Questions cannot be answered after the holder is gone. When the heir encounters confusion, they cannot ask the holder what was meant. Every ambiguity in the backup becomes a potential stopping point. What the holder would have clarified in person remains unclear in their absence.
Testing Reveals Incompleteness
The definitive test of backup completeness is attempted recovery. Using only the backup—without access to the original wallet, without the holder's memory, without additional information—either succeeds or reveals what is missing.
Simulated recovery by someone other than the holder tests more thoroughly. The holder may unconsciously supplement the backup with remembered information. A different person cannot do this and will encounter gaps the holder would have bridged.
Recovery under realistic conditions tests further still. Comfortable conditions with unlimited time differ from stressful conditions with pressure. A backup that works slowly and carefully may fail when grief, urgency, or confusion are present.

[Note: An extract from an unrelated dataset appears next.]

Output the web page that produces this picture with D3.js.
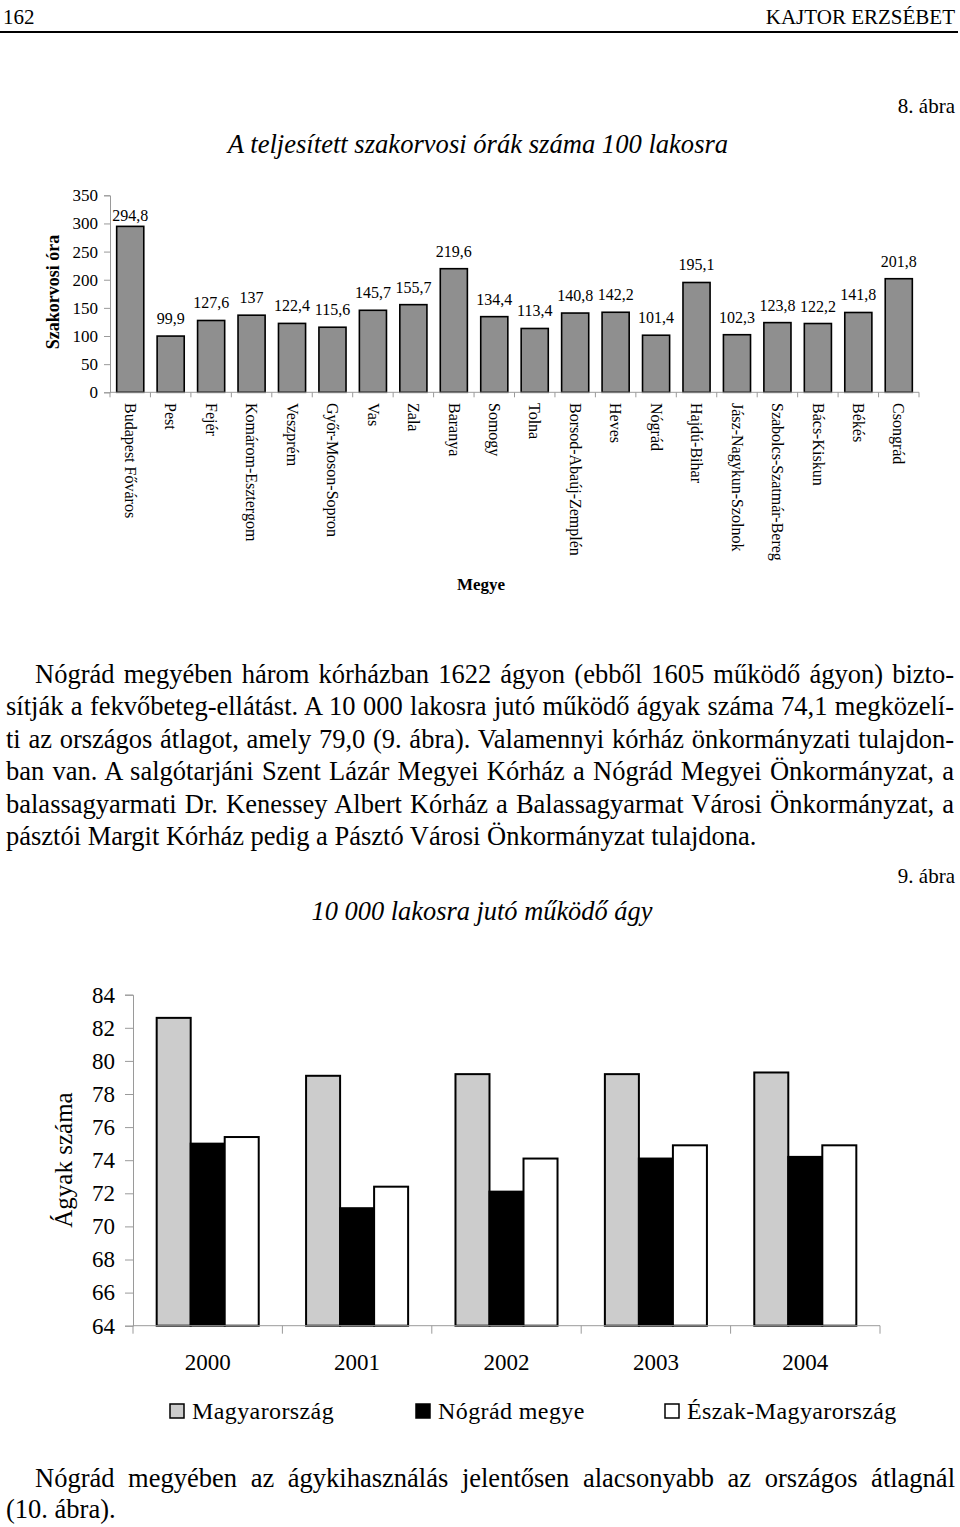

Periodic re-testing catches drift. A backup complete when tested may become incomplete as circumstances change. Regular testing—not just initial testing—confirms ongoing completeness against evolving requirements.
Summary
A bitcoin backup can be incomplete even when a seed phrase exists. Missing passphrases, unknown derivation paths, absent metadata, multisig configuration gaps, inaccessible storage, missing procedural knowledge, verification failures, and heir-specific deficiencies all create incompleteness that the presence of a seed phrase does not address.
What counts as complete depends on what recovery requires, and different scenarios require different elements. A backup complete for one situation may be incomplete for another. Universal completeness would require anticipating all possible recovery scenarios.
Testing reveals incompleteness that assumption misses. Actual recovery attempts using only backup materials—ideally by someone other than the holder—expose gaps that theoretical assessment cannot find. The holder who wonders whether their backup is complete can answer definitively only through testing.